While Provodnikov is more of a prototypical pressure fighter and volume puncher, Molina is a bomber, plain and simple. He might not throw quite as many punches as his rugged Russian opponent, but everything he throws is with ill intent, to the point of being reckless. In order for that style to be effective, you either need to track your opponent down, or he needs to cooperate and stand in front of you.
Lucky for Molina, he shouldn't have to go far to find Provodnikov.
“In a perfect world, I'd have a guy like that exchange with me,” said Molina. “For my style of fighting, we don't have to want to go find somebody. We want him to stand in front of us. And we think if push comes to shove that Ruslan is going to be Ruslan and sit down and fight with me.”
Two fights ago, Molina was in the biggest fight of his career against Adrien Broner in the debut of the Premier Boxing Champions series on NBC. Broner cruised to a unanimous decision, and the Covina, California native was displeased with how little The Problem wanted to exchange.
Most fans probably shared in his opinion as well. Of course, there are those who appreciate sublime, slick boxing. Anyone who watches the sport on a regular basis has an understanding of the skill needed to operate in such a manner. But still, the most naturally aesthetically pleasing fights, the ones that appeal to our primal instincts, are still slugfests. In Molina-Provodnikov, Showtime boss Stephen Espinoza saw an opportunity to all but guarantee fans one of those.
“In terms of programming the network, we try to have a variety of fights on. Some really skilled guys, some who are big punchers, a variety of weight classes. Different types of fighters,” said Espinoza. “This is one where again, it's not about titles, it's not about anything but two guys who fight really hard and give it their all, meeting in the ring to find out who's the better man on that night.”
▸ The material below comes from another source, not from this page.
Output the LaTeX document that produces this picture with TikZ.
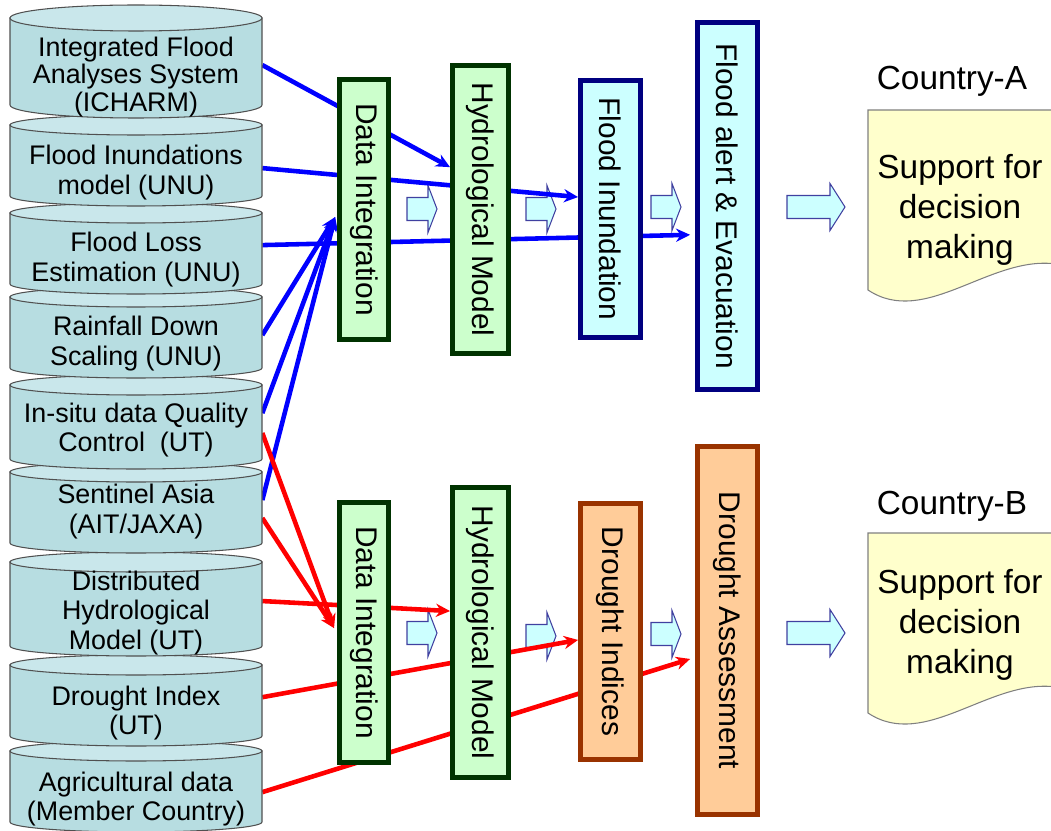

Perhaps it's the residual effect from the Broner fight, but Molina remains just the tiniest bit skeptical that someone is willing to stand and trade with him. Or maybe it's because he knows what his punches can do to people, and doubts that anyone would willingly walk into that fire.
“Ruslan and his team have been around the game a long time, they know that I'm a puncher. I anticipate Ruslan doing what he does best, which is sit there and fight, but I also anticipate him using some of his boxing ability from his amateur pedigree and his experience in the pro game,” said Molina.
In all likelihood, Molina's first instincts are correct. Ruslan won't be going anywhere but forward. And neither will he.